Taiwan speeds up preparation for potential conflict with China

In July, Taiwan’s military will hold its first drill at a civilian airport, turning highway sections into runways.

Taiwan’s military is bolstering its preparation for a possible future war with China by planning an unprecedented military drill at a civilian airport this coming July, the official Central News Agency (CNA) reported.

The military aircraft emergency landing and takeoff drill will be staged at Taitung Fengnian Airport on the southeast coast of Taiwan.

The scenario is that Taiwan's military airports and airstrips would be severely damaged in attacks by mainland China, forcing fighter-jets to land at civilian airports or on highways, the CNA quoted an unnamed military source as saying.

The military is looking to turn a section of Highway 9 “into an emergency landing strip” and a section of a road in Taitung County into an emergency runway, the same source said.

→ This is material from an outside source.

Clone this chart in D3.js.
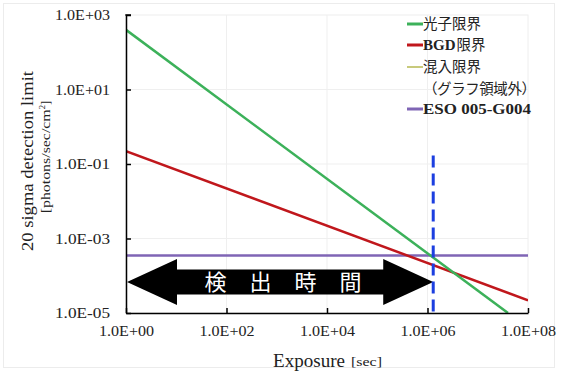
<!DOCTYPE html>
<html>
<head>
<meta charset="utf-8">
<script src="https://cdn.jsdelivr.net/npm/d3@7"></script>
<style>
  html, body { margin: 0; padding: 0; background: #fff; }
  svg { display: block; }
</style>
</head>
<body>
<svg id="chart" width="563" height="371"></svg>
<script>
// Axis ticks (decades)
const xTicks = [1e0, 1e2, 1e4, 1e6, 1e8];
const yTicks = [1e3, 1e1, 1e-1, 1e-3, 1e-5];

// Photon-limited detection (falls as 1/t)
const photonExposure = [1, 4e7];
const photonLimit = [400, 1e-5];

// Background-limited detection (falls as 1/sqrt(t))
const bgdExposure = [1, 1e8];
const bgdLimit = [0.22, 2.2e-5];

// Source flux of ESO 005-G004 (constant)
const esoExposure = [1, 1e8];
const esoFlux = [3.5e-4, 3.5e-4];

// Exposure needed for detection
const detectExposure = 1.3e6;
const detectTop = 0.17;

// Legend rows: optional bold Latin prefix, then Japanese text
const legendItems = [
  { latin: "", jp: "光子限界", color: "#3cb15a", width: 3 },
  { latin: "BGD", jp: "限界", color: "#c0171c", width: 3 },
  { latin: "", jp: "混入限界", color: "#b6b850", width: 1.5 },
  { latin: "", jp: "（グラフ領域外）", color: null, width: 0 },
  { latin: "ESO 005-G004", jp: "", color: "#7f65b5", width: 3 }
];

const fmt = v => {
  const e = Math.round(Math.log10(v));
  const s = e < 0 ? "-" : "+";
  return "1.0E" + s + String(Math.abs(e)).padStart(2, "0");
};

const svg = d3.select("#chart");
const m = { left: 126, right: 528, top: 15, bottom: 313 };

const x = d3.scaleLog().domain([1, 1e8]).range([m.left, m.right]);
const y = d3.scaleLog().domain([1e-5, 1e3]).range([m.bottom, m.top]);

const serif = "'Liberation Serif', 'Times New Roman', serif";
const jp = "'Noto Sans CJK JP', sans-serif";

// Outer frame
svg.append("rect").attr("x", 3.5).attr("y", 3.5).attr("width", 551).attr("height", 364)
  .attr("fill", "none").attr("stroke", "#ececec");

// Plot frame and grid
svg.append("rect").attr("x", m.left).attr("y", m.top)
  .attr("width", m.right - m.left).attr("height", m.bottom - m.top)
  .attr("fill", "none").attr("stroke", "#eeeeee");
svg.append("g").selectAll("line").data(xTicks.slice(1, -1)).join("line")
  .attr("x1", d => x(d)).attr("x2", d => x(d))
  .attr("y1", m.top).attr("y2", m.bottom)
  .attr("stroke", "#efefef");
svg.append("g").selectAll("line").data(yTicks.slice(1, -1)).join("line")
  .attr("x1", m.left).attr("x2", m.right)
  .attr("y1", d => y(d)).attr("y2", d => y(d))
  .attr("stroke", "#efefef");

const line = d3.line().x(d => x(d[0])).y(d => y(d[1]));
svg.append("clipPath").attr("id", "plotClip")
  .append("rect").attr("x", m.left).attr("y", m.top)
  .attr("width", m.right - m.left).attr("height", m.bottom - m.top);
const plot = svg.append("g").attr("clip-path", "url(#plotClip)");

// Detection time arrow
const ax0 = x(1) + 1, ax1 = x(detectExposure);
const cy = 282, headW = 50, headH = 23, shaftH = 12.5;
plot.append("path")
  .attr("d", [
    [ax0, cy], [ax0 + headW, cy - headH], [ax0 + headW, cy - shaftH],
    [ax1 - headW, cy - shaftH], [ax1 - headW, cy - headH], [ax1, cy],
    [ax1 - headW, cy + headH], [ax1 - headW, cy + shaftH],
    [ax0 + headW, cy + shaftH], [ax0 + headW, cy + headH]
  ].map((p, i) => (i ? "L" : "M") + p[0] + "," + p[1]).join("") + "Z")
  .attr("fill", "#000");
const labelChars = ["検", "出", "時", "間"];
const labelMid = (ax0 + ax1) / 2 + 3;
labelChars.forEach((c, i) => {
  svg.append("text").attr("x", labelMid + (i - 1.5) * 45).attr("y", cy + 8)
    .attr("text-anchor", "middle").attr("fill", "#fff")
    .attr("font-family", jp).attr("font-size", 22).text(c);
});

// Series lines
plot.append("path").datum(d3.zip(esoExposure, esoFlux)).attr("d", line)
  .attr("fill", "none").attr("stroke", "#7f65b5").attr("stroke-width", 2.5);
plot.append("path").datum(d3.zip(bgdExposure, bgdLimit)).attr("d", line)
  .attr("fill", "none").attr("stroke", "#c0171c").attr("stroke-width", 2.5);
plot.append("path").datum(d3.zip(photonExposure, photonLimit)).attr("d", line)
  .attr("fill", "none").attr("stroke", "#3cb15a").attr("stroke-width", 2.5);

// Detection exposure marker
plot.append("line")
  .attr("x1", x(detectExposure)).attr("x2", x(detectExposure))
  .attr("y1", y(detectTop)).attr("y2", m.bottom)
  .attr("stroke", "#1c3fe0").attr("stroke-width", 3)
  .attr("stroke-dasharray", "12,6");

// Axes
const xAxis = d3.axisBottom(x).tickValues(xTicks).tickFormat(fmt).tickSizeInner(-5).tickSizeOuter(0).tickPadding(13);
const gx = svg.append("g").attr("transform", `translate(0,${m.bottom})`).call(xAxis);
const yAxis = d3.axisLeft(y).tickValues(yTicks).tickFormat(fmt).tickSizeInner(-5).tickSizeOuter(0).tickPadding(16);
const gy = svg.append("g").attr("transform", `translate(${m.left},0)`).call(yAxis);
[gx, gy].forEach(g => {
  g.select(".domain").attr("stroke", "#000").attr("stroke-width", 1.5);
  g.selectAll(".tick line").attr("stroke", "#000").attr("stroke-width", 1.5);
  g.selectAll(".tick text").attr("font-family", serif).attr("font-size", 14.5).attr("fill", "#222")
    .attr("textLength", 55).attr("lengthAdjust", "spacingAndGlyphs");
});
gx.selectAll(".tick text").attr("dy", "0.71em");
// small cap at the top of the value axis
svg.append("line").attr("x1", m.left - 0.75).attr("x2", m.left + 5)
  .attr("y1", m.top).attr("y2", m.top).attr("stroke", "#000").attr("stroke-width", 1.5);

// Axis titles
svg.append("text").attr("x", 273).attr("y", 367)
  .attr("font-family", serif).attr("font-size", 18).attr("fill", "#222")
  .attr("textLength", 72).attr("lengthAdjust", "spacingAndGlyphs").text("Exposure");
svg.append("text").attr("x", 351).attr("y", 366)
  .attr("font-family", serif).attr("font-size", 13).attr("fill", "#222")
  .attr("textLength", 31).attr("lengthAdjust", "spacingAndGlyphs").text("[sec]");

svg.append("text").attr("transform", "translate(33,161) rotate(-90)")
  .attr("text-anchor", "middle").attr("font-family", serif).attr("font-size", 17)
  .attr("fill", "#222").attr("textLength", 180).attr("lengthAdjust", "spacingAndGlyphs")
  .text("20 sigma detection limit");
const yt2 = svg.append("text").attr("transform", "translate(50,157) rotate(-90)")
  .attr("text-anchor", "middle").attr("font-family", serif).attr("font-size", 13)
  .attr("fill", "#222");
yt2.append("tspan").attr("textLength", 104).attr("lengthAdjust", "spacingAndGlyphs").text("[photons/sec/cm");
yt2.append("tspan").attr("font-size", 8.5).attr("dy", -5).text("2");
yt2.append("tspan").attr("dy", 5).text("]");

// Legend
const legendY = [24, 45, 67, 89, 109];
const lg = svg.append("g");
legendItems.forEach((d, i) => {
  const ly = legendY[i];
  if (d.color) {
    lg.append("line").attr("x1", 407).attr("x2", 423)
      .attr("y1", ly).attr("y2", ly)
      .attr("stroke", d.color).attr("stroke-width", d.width);
  }
  let cx = 423;
  if (d.latin) {
    const lt = lg.append("text").attr("x", cx).attr("y", ly + 5)
      .attr("font-family", serif).attr("font-weight", "bold").attr("font-size", 15)
      .attr("fill", "#222").text(d.latin);
    if (d.latin.length > 5) lt.attr("textLength", 108).attr("lengthAdjust", "spacingAndGlyphs");
    cx += lt.node().getComputedTextLength() + 1;
  }
  if (d.jp) {
    const jt = lg.append("text").attr("x", cx).attr("y", ly + 5)
      .attr("font-family", jp).attr("font-size", 14.5).attr("fill", "#222").text(d.jp);
    if (!d.color) jt.attr("textLength", 113).attr("lengthAdjust", "spacing");
  }
});
</script>
</body>
</html>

Taiwan’s Ministry of National Defense has not commented on the details because of the sensitivity of the issue.

The drill at Taitung Fengnian Airport will be carried out as part of the annual Han Kuang military exercise, held in July.

Han Kuang, Taiwan’s major war games, tests the island’s combat capabilities against a possible Chinese invasion.

China considers the democratic island of Taiwan one of its provinces and intends to reunite with the mainland, by force if necessary.

In response to any major political events or to any support given to Taiwan by its allies, China regularly holds live-fire exercises in the Taiwan Strait or intensifies the flyovers by its military aircraft.

When Nancy Pelosi, the first U.S. House Speaker to visit Taiwan in 25 years, arrived in Taipei last August, Beijing announced a week-long military exercise around the island.

‘No unusual military movements’

Taiwan President Tsai Ing-wen is en route to Central America via the United States, and is to make a stopover in California on her way back to Taiwan from a visit to Guatemala and Belize.

While in California, she is expected to meet with the incumbent U.S. House Speaker Kevin McCarthy.

Beijing has threatened retaliation, with China’s Taiwan Affairs Office spokesperson, Zhu Fenglian, saying that if the meeting took place, China would “definitely take measures to resolutely fight back.”

Yet on Thursday, Taiwan National Security Bureau Director General Tsai Ming-yen told the parliament that “the government expected a less severe reaction” from Beijing than when Pelosi visited Taiwan.

Tsai in NY.jpg
Taiwan President Tsai Ing-wen speaks during a dinner reception in New York, March 30, 2023. Credit: Taiwan Presidential Office via AP

On Friday, the defense ministry said only two Chinese military aircraft and three naval vessels were spotted overnight near Taiwan and none had crossed the median line in the Taiwan Strait that marks the de facto boundary between the island and the mainland.

But on Friday morning, nine PLA aircraft crossed the line, the ministry announced.

U.S. National Security Council spokesman John Kirby on Wednesday urged China not to use Tsai’s transit “as a pretext to step up any activity around the Taiwan Strait.”

Meanwhile, “the Americans are belatedly trying to figure out how to defend Taiwan,” said Grant Newsham, author of a new book on a potential Taiwan conflict, “When China Attacks: A Warning to America.”

“The People’s Liberation Army is capable of launching an assault across the Taiwan Strait, and it – or more importantly, Xi Jinping, thinks it can succeed,” Newsham, a retired Marine colonel who’s extensively studied the cross-strait military situation, told Radio Free Asia (RFA).

“China has been planning and getting ready to invade Taiwan for at least the last few decades,” he said.

“The PLA will hit Taiwan hard and fast while isolating Taiwan electronically and physically,” Newsham added. “It will intimidate the Americans into standing clear.”

In his opinion, the upcoming Taiwan presidential election in January 2024 is particularly important.

“If a ‘pro-China’ candidate wins, Beijing just might back off and rely on their Taiwanese proxies to force Taiwan to give in and accept mainland dominance,” the analyst said.

“But if the candidate that wants to stay free from Chinese communist dominance wins, I would expect Beijing to use force against Taiwan.”